Parlez-nous de ce fameux astronaute. Pourquoi avoir choisi de le mettre en scène plus particulièrement ?
Je pense que les gens peuvent comprendre l’imagerie d’un astronaute : une personne courageuse, intelligente et en quête d’aventure. Je pense qu’à un moment donné de notre vie, nous avons pensé à quel point il serait incroyable de devenir astronaute. Ce sont les explorateurs ultimes. J’ai toujours aimé les images de films de science-fiction et de l’espace et je suis fascinée par les voyages dans l’espace et dans l’univers. Je pense que même si les gens ne font pas de lien émotionnel avec les photos de mes astronautes, ils les apprécieront toujours esthétiquement.
Comment avez-vous réalisé cette série photo, d’un point de vue technique ?
J’ai économisé de l’argent pendant quelques années et j’ai finalement pu acheter un costume vintage d’astronaute. C’est assez lourd et encombrant de l’emmener dans certains endroits. J’ai photographié des personnes en costume d’astronaute partout aux États-Unis, dans des hôpitaux et maisons abandonnées dans le désert de Mojave.

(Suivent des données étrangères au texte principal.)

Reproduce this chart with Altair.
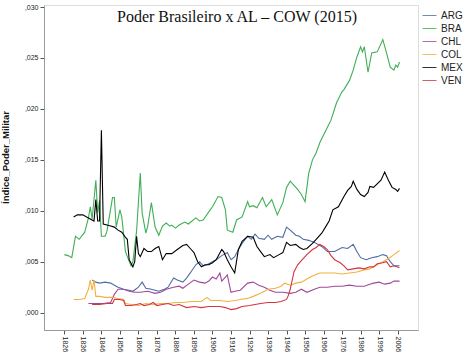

J’essaie d’obtenir autant d’environnements différents que possible sur les photos. Cette série n’est pas encore complète. Je cherche toujours des lieux et souhaite toujours voyager avec le costume. Je prévois d’aller en Islande avec en septembre par exemple.
De nombreuses photos n’ont pris que quelques secondes à prendre, en raison des conditions météorologiques extrêmes. Dans les endroits où j’ai la permission d’aller, je suis capable d’obtenir un peu plus de conceptualisation des photos. Par exemple, utiliser des papillons ou faire flotter l’astronaute. J’ai même fait quelques photos dans mon studio, dans la ville où je vis.
Souhaitez-vous partager avec nous d’autres projets que vous avez en cours ?
Je travaille sur des tas de projets en ce moment. Un de mes préférés est une série d’ombres, où je juxtapose des personnes avec des ombres différentes. L’ensemble de mes séries sont accessibles librement sur mon site.